Duplication is another thing to consider. With all of the books out there, duplicating a title is a strong possibility. Using your own name in the title is the most obvious way to avoid that, but it’s not the only idea. Tina Fey’s famous Bossypants has a memorable name that pretty much ensures uniqueness. Crafting a very long title increases the chances that yours will be the only one to have it. Consider Billy Crystal’s memoir, called Still Foolin’ ’Em: Where I’ve Been, Where I’m Going, and Where the Hell Are My Keys? A funny title is great for an upbeat memoir, but even comedians run the gamut on this dynamic. Both Are You There, Vodka? It’s Me, Chelsea by Chelsea Chandler and Yes Please by Amy Poehler earned rave reviews, but I think we know which one gets the catchy title award.

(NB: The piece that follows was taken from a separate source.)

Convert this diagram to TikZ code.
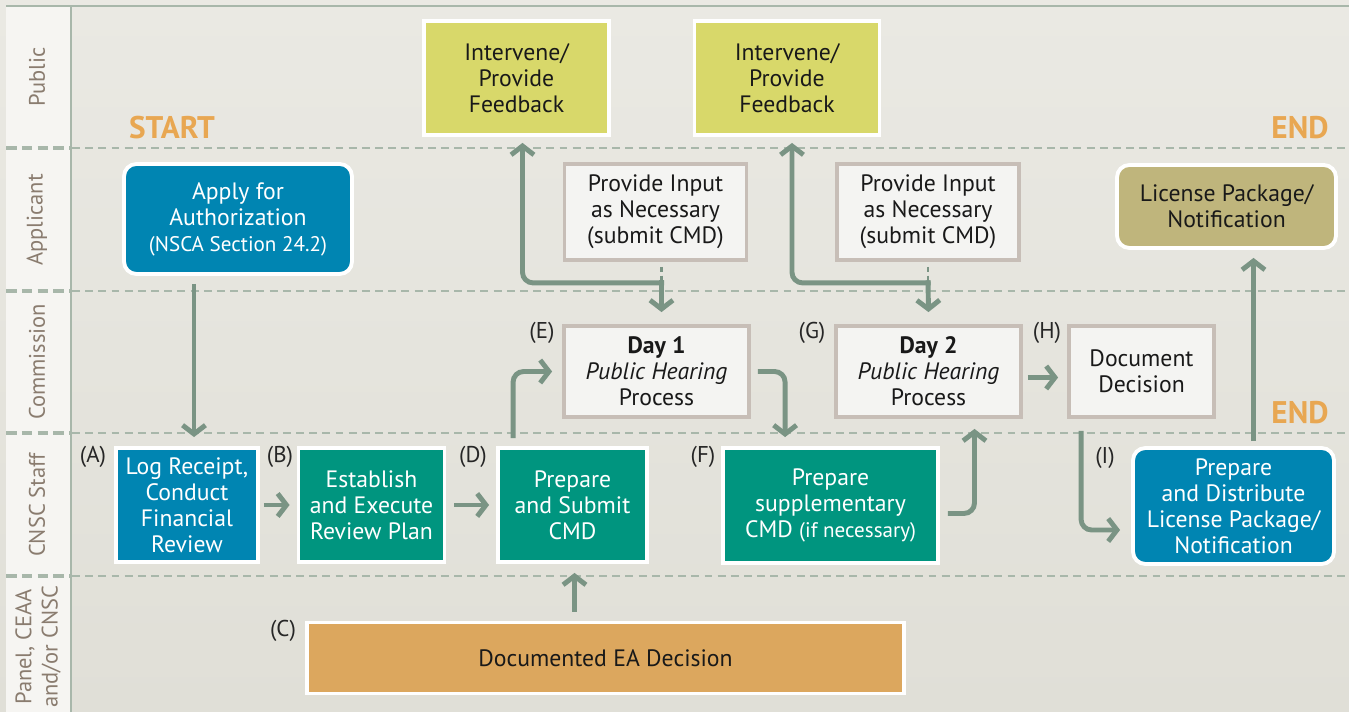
\documentclass[tikz,border=0pt]{standalone}
\usepackage{fontspec}
\setmainfont{PT Sans}
\usetikzlibrary{arrows.meta,calc,positioning}

\definecolor{bgtop}{HTML}{EAE9E3}
\definecolor{bgbot}{HTML}{E0DFD7}
\definecolor{lanecol}{HTML}{F6F5F2}
\definecolor{laneline}{HTML}{A8B7AA}
\definecolor{lanetext}{HTML}{8A7C6F}
\definecolor{flowcol}{HTML}{7A9484}
\definecolor{cnscblue}{HTML}{0085B2}
\definecolor{cnscteal}{HTML}{00957F}
\definecolor{pubgreen}{HTML}{D8D86A}
\definecolor{licolive}{HTML}{BFB57C}
\definecolor{eaorange}{HTML}{DCA75E}
\definecolor{markorange}{HTML}{E8A752}
\definecolor{boxfill}{HTML}{F4F4F2}
\definecolor{boxedge}{HTML}{C7BEB7}

\newcommand{\diagfont}{\fontsize{13.5}{14.8}\selectfont}
\newcommand{\smallfont}{\fontsize{12}{14.8}\selectfont}

\begin{document}
\begin{tikzpicture}[x=0.02cm, y=-0.02cm,
	colbox/.style={draw=white, line width=2.2pt, text=white, align=center, font=\diagfont, inner sep=2pt},
	litebox/.style={draw=boxedge, line width=2.2pt, fill=boxfill, text=black!90, align=center, font=\diagfont, inner sep=2pt},
	sz/.style 2 args={minimum width=#1cm, minimum height=#2cm},
	lanelabel/.style={rotate=90, text=lanetext, align=center, font=\fontsize{12.8}{15}\selectfont},
	steplabel/.style={text=black!85, font=\fontsize{13}{14}\selectfont},
	endmark/.style={text=markorange, font=\fontsize{17.8}{19}\selectfont\bfseries},
	flow/.style={draw=flowcol, line width=2.8pt, -{Straight Barb[length=5pt,width=13pt]}, rounded corners=6pt},
	inputline/.style={draw=flowcol, line width=1.6pt, dash pattern=on 3pt off 2pt},
	lane/.style={draw=laneline, line width=0.9pt, dash pattern=on 4.5pt off 3pt},
	lanehead/.style={draw=laneline, line width=1.8pt, dash pattern=on 6pt off 3pt}]
		\useasboundingbox (0,0) rectangle (1349,712);
		\shade[top color=bgtop, bottom color=bgbot] (0,0) rectangle (1349,712);
		\fill[lanecol] (6,6) rectangle (70,712);
		\draw[laneline, line width=1.7pt] (71,6) -- (71,712);
		\draw[laneline, line width=1.2pt] (6,6) -- (1349,6);
		\foreach \y in {148,291,433,576} {
			\draw[lane] (72,\y) -- (1349,\y);
			\draw[lanehead] (6,\y) -- (70,\y);
		}
		\node[lanelabel] (lpub) at (37,77) {Public};
		\node[lanelabel] (lapp) at (37,220) {Applicant};
		\node[lanelabel] (lcom) at (37,362) {Commission};
		\node[lanelabel] (lstaff) at (37,505) {CNSC Staff};
		\node[lanelabel] (lpanel) at (38,647) {Panel, CEAA\\and/or CNSC};
		\node[endmark] (start) at (172,128) {START};
		\node[endmark] (endtop) at (1300,128) {END};
		\node[endmark] (endlow) at (1300,413) {END};
		\node[colbox, sz={4.56}{2.20}, fill=cnscblue, rounded corners=7pt] (apply) at (238,219) {Apply for\\Authorization\\{\smallfont(NSCA Section 24.2)}};
		\node[colbox, sz={3.70}{2.28}, fill=pubgreen, text=black!90] (int1) at (516.5,78) {Intervene/\\Provide\\Feedback};
		\node[colbox, sz={3.70}{2.28}, fill=pubgreen, text=black!90] (int2) at (787,78) {Intervene/\\Provide\\Feedback};
		\node[litebox, sz={3.64}{1.92}] (input1) at (655.5,212) {Provide Input\\as Necessary\\(submit CMD)};
		\node[litebox, sz={3.64}{1.92}] (input2) at (928,212) {Provide Input\\as Necessary\\(submit CMD)};
		\node[colbox, sz={4.38}{1.66}, fill=licolive, text=black!90, rounded corners=7pt] (lic) at (1226.5,206.5) {License Package/\\Notification};
		\node[litebox, sz={3.70}{1.82}] (day1) at (656.5,371.5) {\textbf{Day 1}\\\textit{Public Hearing}\\Process};
		\node[litebox, sz={3.70}{1.82}] (day2) at (928.5,371.5) {\textbf{Day 2}\\\textit{Public Hearing}\\Process};
		\node[litebox, sz={2.90}{1.82}] (docdec) at (1141.5,371.5) {Document\\Decision};
		\node[colbox, sz={2.84}{2.28}, fill=cnscblue] (log) at (187,505) {Log Receipt,\\Conduct\\Financial\\Review};
		\node[colbox, sz={2.92}{2.28}, fill=cnscteal] (est) at (371.5,505) {Establish\\and Execute\\Review Plan};
		\node[colbox, sz={2.98}{2.28}, fill=cnscteal] (prep) at (572.5,505) {Prepare\\and Submit\\CMD};
		\node[colbox, sz={4.30}{2.30}, fill=cnscteal] (supp) at (830.5,505.5) {Prepare\\supplementary\\CMD {\smallfont(if necessary)}};
		\node[colbox, sz={4.02}{2.32}, fill=cnscblue, rounded corners=7pt] (dist) at (1233.5,506) {Prepare\\and Distribute\\License Package/\\Notification};
		\node[colbox, sz={11.94}{1.42}, fill=eaorange, text=black!90] (ea) at (605.5,658) {Documented EA Decision};
		\node[steplabel] (la) at (93,457) {(A)};
		\node[steplabel] (lb) at (280,457) {(B)};
		\node[steplabel] (lc) at (283,631) {(C)};
		\node[steplabel] (ld) at (473,457) {(D)};
		\node[steplabel] (le) at (542,333) {(E)};
		\node[steplabel] (lf) at (703,457) {(F)};
		\node[steplabel] (lg) at (812,333) {(G)};
		\node[steplabel] (lh) at (1047,333) {(H)};
		\node[steplabel] (li) at (1105,458) {(I)};
		\coordinate (j1) at ($(input1.south)+(6,21)$);
		\coordinate (j2) at ($(input2.south)+(0,21)$);
		\draw[inputline] ($(input1.south)+(6,5)$) -- (j1);
		\draw[inputline] ($(input2.south)+(0,5)$) -- (j2);
		\draw[flow] ($(j1)+(0,-2.5)$) -- ($(day1.north)+(5,-12)$);
		\draw[flow] ($(j1)+(2.5,0)$) -| ($(int1.south)+(6,6)$);
		\draw[flow] ($(j2)+(0,-2.5)$) -- ($(day2.north)+(0,-12)$);
		\draw[flow] ($(j2)+(2.5,0)$) -| ($(int2.south)+(5,6)$);
		\draw[flow] ($(apply.south)+(-44,8)$) -- ($(log.north)+(7,-9)$);
		\draw[flow] ($(log.east)+(4,0)$) -- ($(est.west)+(-7,0)$);
		\draw[flow] ($(est.east)+(8,0)$) -- ($(prep.west)+(-7,0)$);
		\draw[flow] ($(prep.north west)+(17,-8)$) |- ($(day1.west)+(-10,0)$);
		\draw[flow] ($(day1.east)+(7,0)$) -| ($(supp.north west)+(64,-9)$);
		\draw[flow] ($(supp.east)+(8,8)$) -| ($(day2.south)+(46,10)$);
		\draw[flow] ($(day2.east)+(5,6)$) -- ($(docdec.west)+(-9,6)$);
		\draw[flow] ($(docdec.south west)+(14,12)$) |- ($(dist.west)+(-11,24)$);
		\draw[flow] ($(dist.north)+(20,-5)$) -- ($(lic.south)+(27,8)$);
		\draw[flow] ($(ea.north)+(-31,-9)$) -- ($(prep.south)+(2,9)$);
\end{tikzpicture}
\end{document}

If there’s an ultimate title to emulate, I’d choose Maya Angelou’s I Know Why the Caged Bird Sings. A title doesn’t get better than that—revealing that the author’s life has provided insight into the feeling of being caged while inviting the reader to look inside to find out where the joy or optimism—the “singing”— comes in. But Angelou is a poet; we shouldn’t hold ourselves to that standard. We ordinary, non-poet, non-celebs should put some thought into it, test out a few of our title finalists on friends and family and then give it our best shot. And if all else fails, yes, there’s a Buzzfeed quiz that will create a memoir title for you.